- Brand: William Lawson's
- ABV: 40%
I have some time off of work so perhaps now I'll get a chance to catch up on reviews! I have a lot of scotches I should get through so let's focus on that for the time being...
I picked up this bottle at the last LCBO / Waddington's auction - I was the only bidder so I think I got a pretty good deal, especially since this brand is very hard to find in Canada. William Lawson's dates back to 1849, and primarily features malt from Macduff (known as Glen Deveron); according to the label, the other malts in the blend are Highland. Owned by John Dewar & Sons, it sells over 1M cases a year, but primarily in France, Spain, Belgium and parts of South America (and Mexico it seems, as that is the original provenance of this particular bottle). I believe this bottling is older as the label design is not the current one (but not that old, I don't think).
The colour is a pale gold. Fruity on the nose with lemon meringue, heather honey, toasty oak and a hint of cinnamon. Vanilla. A touch herbal. Orange pith. Green apple skins. A bit peppery with water. Soft and unassuming.
Light and bright on the palate with more lemon, a bit of parsley, the faintest hint of spice and a creamy mouthfeel. Green apple. Hard candy (but not quite as sweet as that implies). Lemon pepper. Water brings out the malt and overall gives it a tart quality. Very pleasant but alas, a bit forgettable.
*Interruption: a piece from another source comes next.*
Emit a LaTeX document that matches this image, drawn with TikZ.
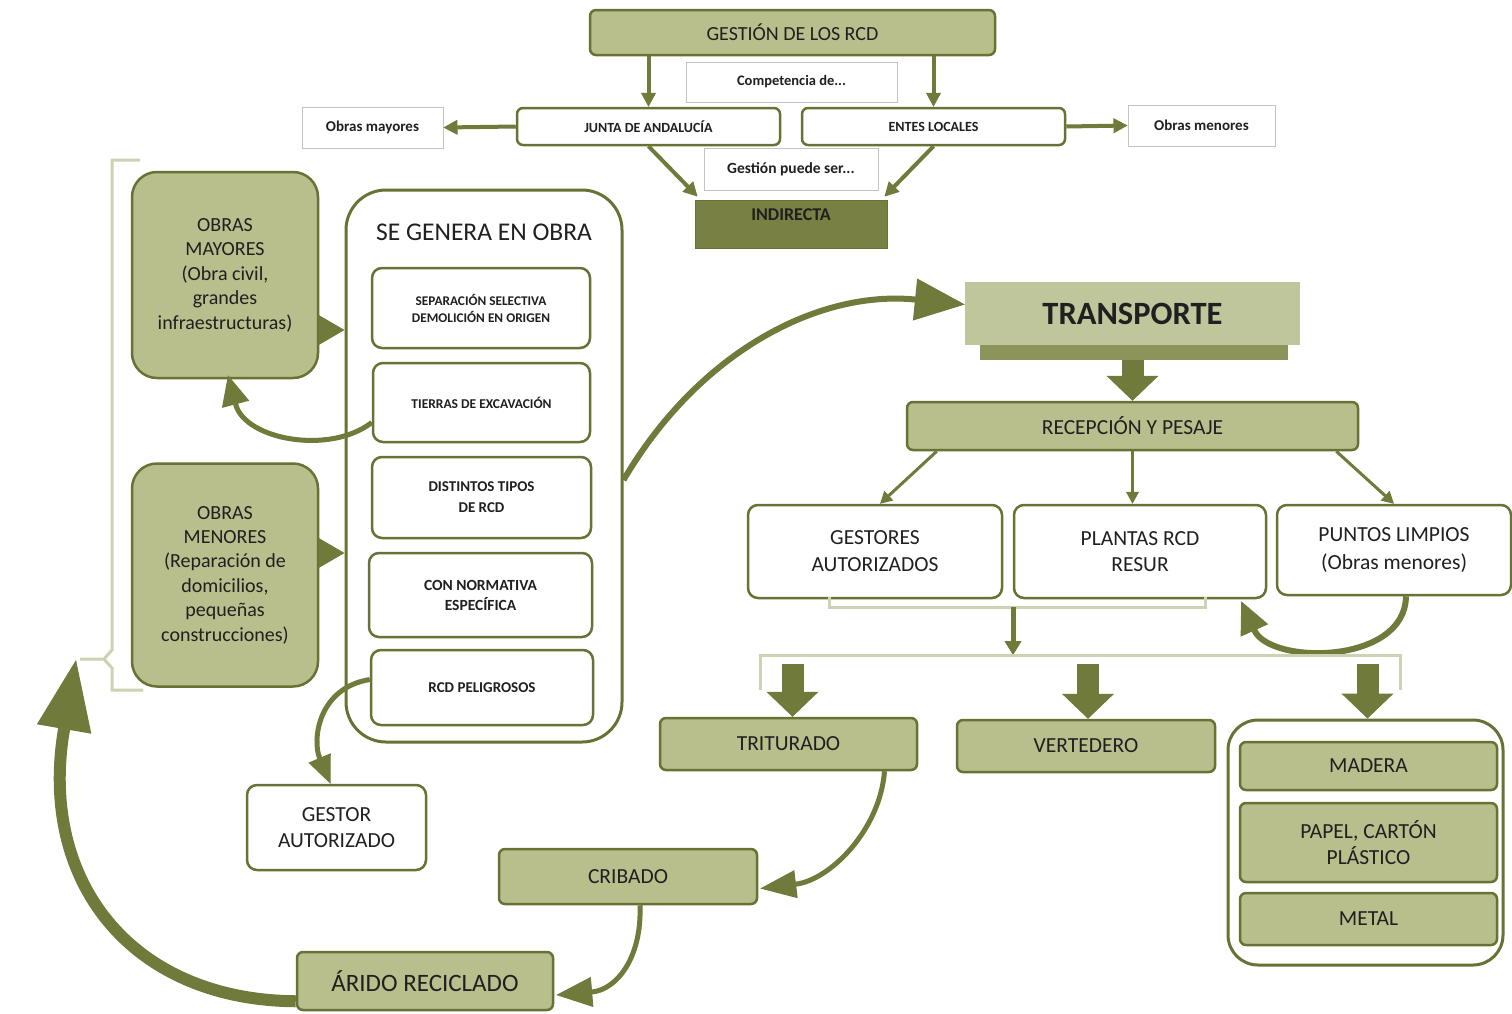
\documentclass[tikz,border=0pt]{standalone}
\usepackage{fontspec}
\setmainfont{Carlito}
\usetikzlibrary{arrows.meta,calc}
\definecolor{oF}{RGB}{184,190,140}
\definecolor{oD}{RGB}{104,114,52}
\definecolor{oA}{RGB}{112,122,58}
\definecolor{oI}{RGB}{120,128,68}
\definecolor{oL}{RGB}{205,210,178}
\definecolor{tF}{RGB}{192,198,155}
\definecolor{tS}{RGB}{140,148,92}
\definecolor{txt}{RGB}{32,32,32}
\definecolor{gB}{RGB}{195,195,195}
\begin{document}
\begin{tikzpicture}[x=1pt,y=-1pt,
  box/.style={draw=oD, line width=2.5pt, rounded corners=6pt, text=txt, align=center, inner sep=2pt},
  obox/.style={box, fill=oF},
  wbox/.style={box, fill=white},
  gbox/.style={draw=gB, line width=1pt, fill=white, text=txt, align=center, inner sep=2pt},
  sz/.style 2 args={font=\fontsize{#1}{#2}\selectfont},
  bz/.style 2 args={font=\fontsize{#1}{#2}\selectfont\bfseries},
  thk/.style={draw=oA, line width=4pt, -{Triangle[length=14pt,width=15pt,line width=1pt]}},
  thn/.style={draw=oA, line width=3pt, -{Triangle[length=12pt,width=13pt,line width=1pt]}},
  blk/.style={draw=oA, line width=22pt, -{Triangle[length=25pt,width=52pt,line width=1pt]}},
  crv/.style 2 args={draw=oA, line width=5pt, -{Triangle[length=#1,width=#2,line width=1pt]}},
  tri/.style={draw=oA, line width=2pt, -{Triangle[length=26pt,width=30pt,line width=1pt]}},
  brk/.style={draw=oL, line width=3pt},
]
\useasboundingbox (0,0) rectangle (1512,1013);
\fill[white] (0,0) rectangle (1512,1013);

% ---------- top ----------
\node[obox, sz={20}{23}, minimum width=405pt, minimum height=45pt] (gest) at (792.5,32.5) {GESTIÓN DE LOS RCD};
\node[gbox, bz={14.5}{17}, minimum width=211pt, minimum height=40pt] (comp) at (791.5,82) {Competencia de...};
\node[wbox, bz={14}{16}, minimum width=263pt, minimum height=37pt] (junta) at (648.5,126.5) {JUNTA DE ANDALUCÍA};
\node[wbox, bz={14}{16}, minimum width=263pt, minimum height=37pt] (entes) at (933.5,126.5) {ENTES LOCALES};
\node[gbox, bz={15}{17}, minimum width=141pt, minimum height=41pt] (omay) at (372.5,127.5) {Obras mayores};
\node[gbox, bz={15}{17}, minimum width=147pt, minimum height=41pt] (omen) at (1201.5,125.5) {Obras menores};
\node[gbox, bz={15.5}{18}, minimum width=174pt, minimum height=42pt] (gps) at (791,169) {Gestión puede ser...};
\node[draw=oD, line width=1pt, fill=oI, text=txt, bz={18}{20}, minimum width=192pt, text height=12pt, text depth=20pt, inner sep=8pt] (indir) at (791,224) {INDIRECTA};

\draw[thk] (gest.south -| junta.north) -- (junta.north);
\draw[thk] (gest.south -| entes.north) -- (entes.north);
\draw[thk] (junta.west) -- (omay.east);
\draw[thk] (entes.east) -- (omen.west);
\draw[thk] (junta.south) -- ($(indir.north west)+(3,-3)$);
\draw[thk] (entes.south) -- ($(indir.north east)+(-3,-3)$);

% ---------- left ----------
\draw[brk] (140,160) -- (112,160) -- (112,650) -- (104,659) -- (80,659);
\draw[brk] (104,659) -- (112,668) -- (112,690) -- (143,690);
\coordinate (nub) at (76,660);

\node[obox, rounded corners=25pt, sz={20}{24.5}, minimum width=186pt, minimum height=206pt] (omaj) at (225,275)
  {OBRAS\\MAYORES\\(Obra civil,\\grandes\\infraestructuras)};
\node[obox, rounded corners=25pt, sz={20}{24.4}, minimum width=186pt, minimum height=223pt] (omin) at (225,575)
  {OBRAS\\MENORES\\(Reparación de\\domicilios,\\pequeñas\\construcciones)};

\node[wbox, line width=3pt, rounded corners=40pt, minimum width=276pt, minimum height=552pt] (seg) at (484,466) {};
\node[text=txt, sz={25.5}{28}] (segt) at (484,232) {SE GENERA EN OBRA};
\node[wbox, rounded corners=10pt, bz={13.3}{17}, minimum width=218pt, minimum height=80pt] (sep) at (481,308) {SEPARACIÓN SELECTIVA\\DEMOLICIÓN EN ORIGEN};
\node[wbox, rounded corners=10pt, bz={13.5}{17}, minimum width=217pt, minimum height=79pt] (tie) at (481.5,402.5) {TIERRAS DE EXCAVACIÓN};
\node[wbox, rounded corners=10pt, bz={15}{21}, minimum width=219pt, minimum height=81pt] (dis) at (481.5,497.5) {DISTINTOS TIPOS\\DE RCD};
\node[wbox, rounded corners=10pt, bz={15.5}{20}, minimum width=223pt, minimum height=84pt] (con) at (480.5,595) {CON NORMATIVA\\ESPECÍFICA};
\node[wbox, rounded corners=10pt, bz={15}{17}, minimum width=222pt, minimum height=75pt] (pel) at (482,687.5) {RCD PELIGROSOS};
\node[wbox, rounded corners=10pt, sz={21.5}{26}, minimum width=179pt, minimum height=85pt] (gaut) at (336.5,827.5) {GESTOR\\AUTORIZADO};

\draw[tri] ($(omaj.east)+(0,55)$) -- ($(seg.west |- omaj.east)+(0,55)$);
\draw[tri] ($(omin.east)+(0,-22)$) -- ($(seg.west |- omin.east)+(0,-22)$);
\draw[crv={30pt}{28pt}] ($(tie.west)+(0,20)$) .. controls (330,455) and (245,440) .. ($(omaj.south)+(3,-4)$);
\draw[crv={28pt}{24pt}] ($(pel.west)+(0,-8)$) .. controls (318,688) and (312,740) .. ($(gaut.north)+(-6,0)$);

% ---------- transport ----------
\fill[tS] (980,343) rectangle (1288,360);
\node[fill=tF, text=txt, font=\fontsize{32.5}{36}\selectfont\bfseries, minimum width=335pt, minimum height=63pt] (trans) at (1132.5,313.5) {TRANSPORTE};
\draw[crv={50pt}{42pt}, line width=6pt] ($(seg.east)+(0,14)$) .. controls (700,350) and (820,290) .. ($(trans.west)+(0,-9)$);

\node[obox, sz={21.5}{24}, minimum width=451pt, minimum height=48pt] (rec) at (1132.5,426) {RECEPCIÓN Y PESAJE};
\draw[blk] ($(trans.south)+(0,15)$) -- (rec.north);

\node[wbox, rounded corners=10pt, sz={21.5}{27}, minimum width=254pt, minimum height=93pt] (gaus) at (875,551.5) {GESTORES\\AUTORIZADOS};
\node[wbox, rounded corners=10pt, sz={21.5}{26}, minimum width=252pt, minimum height=93pt] (plan) at (1140,551.5) {PLANTAS RCD\\RESUR};
\node[wbox, rounded corners=10pt, sz={21.5}{28}, minimum width=234pt, minimum height=90pt] (pun) at (1394,550) {PUNTOS LIMPIOS\\(Obras menores)};

\draw[thn] ($(rec.south west)+(31,0)$) -- ($(gaus.north)+(5,0)$);
\draw[thn] (rec.south) -- (rec.south |- plan.north);
\draw[thn] ($(rec.south east)+(-23,0)$) -- (pun.north);

\draw[brk] (829,597) -- (829,607) -- (1205,607) -- (1205,597);
\coordinate (b1) at (1013,607);
\coordinate (b2) at (1013,655);
\draw[draw=oA, line width=5pt, -{Triangle[length=14pt,width=17pt,line width=1pt]}] (b1) -- (b2);
\draw[crv={32pt}{30pt}, line width=6pt] ($(pun.south)+(12,0)$) .. controls (1405,665) and (1270,665) .. ($(plan.south east)+(-26,2)$);

\draw[brk] (760,690) -- (760,655) -- (1400,655) -- (1400,690);

% ---------- bottom ----------
\node[obox, sz={21.5}{24}, minimum width=257pt, minimum height=52pt] (trit) at (788.5,744) {TRITURADO};
\node[obox, sz={21.5}{24}, minimum width=258pt, minimum height=52pt] (vert) at (1086,746) {VERTEDERO};
\node[wbox, line width=3pt, rounded corners=30pt, minimum width=275pt, minimum height=245pt] (cont) at (1365.5,842.5) {};
\node[obox, sz={21.5}{24}, minimum width=257pt, minimum height=48pt] (mad) at (1368.5,766) {MADERA};
\node[obox, sz={21.5}{26}, minimum width=257pt, minimum height=79pt] (pap) at (1368.5,842.5) {PAPEL, CARTÓN\\PLÁSTICO};
\node[obox, sz={21.5}{24}, minimum width=257pt, minimum height=52pt] (met) at (1368.5,919) {METAL};

\draw[blk] ($(trit.north)+(4,-53)$) -- ($(trit.north)+(4,0)$);
\draw[blk] ($(vert.north)+(2,-55)$) -- ($(vert.north)+(2,0)$);
\draw[blk] ($(cont.north)+(2,-55)$) -- ($(cont.north)+(2,0)$);

\node[obox, sz={21.5}{24}, minimum width=258pt, minimum height=55pt] (crib) at (628,876.5) {CRIBADO};
\node[obox, sz={25}{28}, minimum width=256pt, minimum height=58pt] (arid) at (425,981) {ÁRIDO RECICLADO};

\draw[crv={36pt}{28pt}] ($(trit.south)+(96,0)$) .. controls (880,830) and (830,880) .. ($(crib.east)+(2,12)$);
\draw[crv={36pt}{30pt}] ($(crib.south)+(12,0)$) .. controls (642,960) and (615,990) .. ($(arid.east)+(2,14)$);
\draw[crv={70pt}{55pt}, line width=12pt] ($(arid.south west)+(0,-10)$) .. controls (130,1000) and (38,880) .. (nub);
\end{tikzpicture}
\end{document}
The medium-length finish is dry with some oak and white pepper. With time some spice builds up, but overall this is meant to be a light, summery dram - pleasant to drink and not too challenging. Apparently Glen Deveron tends to be sherried; though I do not pick up distinct sherry notes, it does have a dryness that could be due to some tannins. Certainly drinkable and pleasant enough but nothing to recommend it beyond a casual sipper.